Counting Lines and numbering them

Another question.

This program counts and numbers every line in the code unless it has a hash tag or if the line is empty. I got it to number every line besides the hash tags. How can I stop it from counting empty lines?

  def main():

    file_Name = input('Enter file you would like to open: ')

    infile = open(file_Name, 'r')

    contents = infile.readlines()
    line_Number = 0
    for line in contents:
        if '#' in line:
            print(line)
            if line == '' or line == '\n':
                print(line)
        else:
            line_Number += 1 
            print(line_Number, line)

    infile.close()

main()

Upvotes: 1

Views: 221

Answers (2)

Lev Levitsky
Lev Levitsky

Reputation: 65791

You check if line == '' or line == '\n' inside the if clause for '#' in line, where it has no chance to be True. Basically, you need the if line == '' or line == '\n': line shifted to the left :)

Also, you can combine the two cases, since you perform the same actions:

if '#' in line or not line or line == '\n':
    print line

But actually, why would you need printing empty stings or '\n'?
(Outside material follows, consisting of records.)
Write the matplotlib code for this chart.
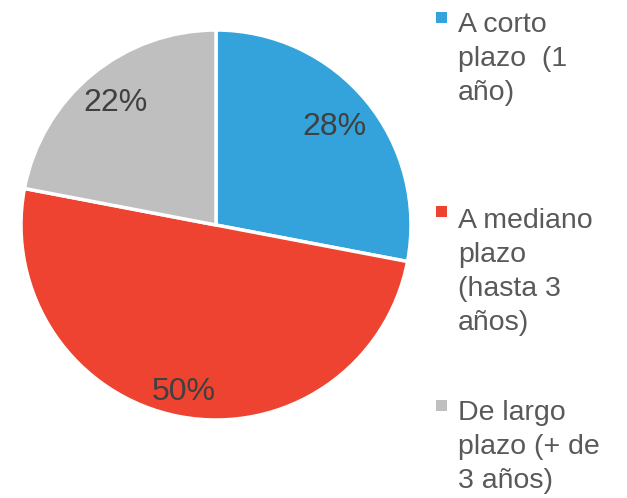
import matplotlib.pyplot as plt
from matplotlib.patches import Rectangle

# datos
categorias = ["A corto\nplazo  (1\naño)", "A mediano\nplazo\n(hasta 3\naños)", "De largo\nplazo (+ de\n3 años)"]
valores = [28, 50, 22]
colores = ["#34A3DB", "#EE4331", "#BFBFBF"]

plt.rcParams['font.family'] = ['Liberation Sans', 'DejaVu Sans']

fig = plt.figure(figsize=(6.27, 4.98), dpi=100)
ax = fig.add_axes([21 / 627, 78 / 498, 390 / 627, 390 / 498])

wedges, textos, autotextos = ax.pie(
    valores, colors=colores, startangle=90, counterclock=False,
    autopct='%1.0f%%', pctdistance=0.8,
    wedgeprops=dict(edgecolor='white', linewidth=2.5),
    textprops=dict(fontsize=23, color='#404040'))
ax.set_aspect('equal')
ax.set_xlim(-1.0, 1.0)
ax.set_ylim(-1.0, 1.0)

# ajustar distancia de etiquetas
dist = [0.79, 0.87, 0.81]
for t, d in zip(autotextos, dist):
    x, y = t.get_position()
    r = (x ** 2 + y ** 2) ** 0.5
    t.set_position((x / r * d, y / r * d))

# leyenda manual
base_y = [29, 223, 417]  # línea base de la primera línea (px desde arriba)
paso = 35.5
for cat, col, by in zip(categorias, colores, base_y):
    n = cat.count("\n")
    fig.text(458 / 627, 1 - (by + n * paso) / 498, cat, fontsize=20.5, color='#595959',
             va='baseline', ha='left', linespacing=1.40)
    fig.patches.append(Rectangle((436 / 627, 1 - (by - 6) / 498), 11 / 627, 11 / 498,
                                 transform=fig.transFigure, facecolor=col,
                                 edgecolor='none', figure=fig))

fig.savefig('out.png', dpi=100)
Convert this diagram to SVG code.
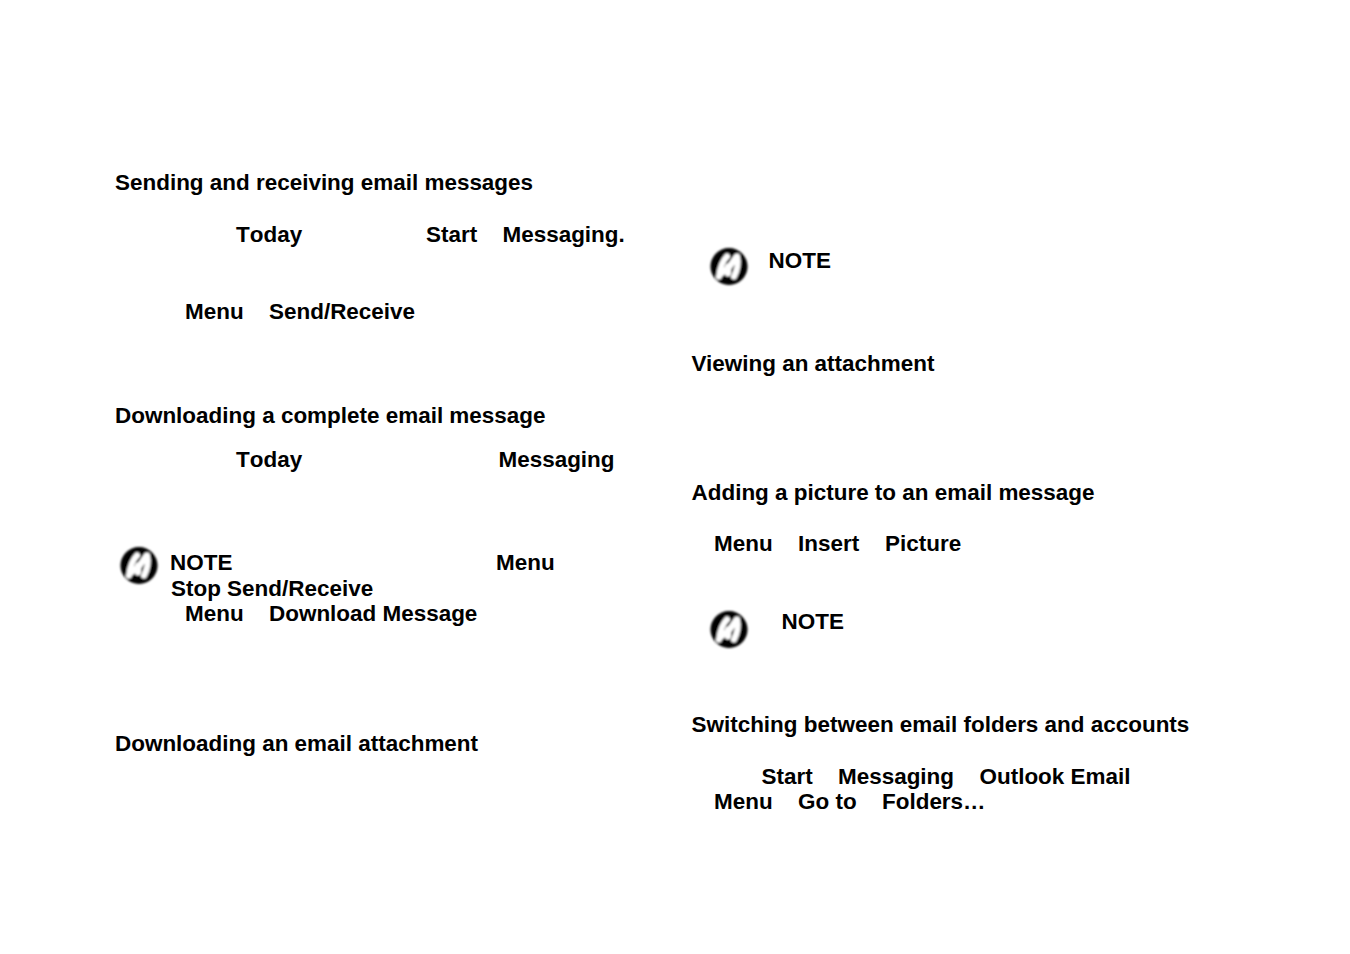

Edit: If other cases such as line == '\t' should be treated the same way, it's the best to use Tim's advice and do: if '#' in line or not line.strip().

Upvotes: 3

Simeon Visser
Simeon Visser

Reputation: 122376

You can skip empty lines by adding the following to the beginning of your for loop:

if not line:
    continue

In Python, the empty string evaluates to the boolean value True. In case, that means empty lines are skipped because this if statement is only True when the string is empty.

The statement continue means that the code will continue at the next pass through the loop. It won't execute the code after that statement and this means your code that's counting the lines is skipped.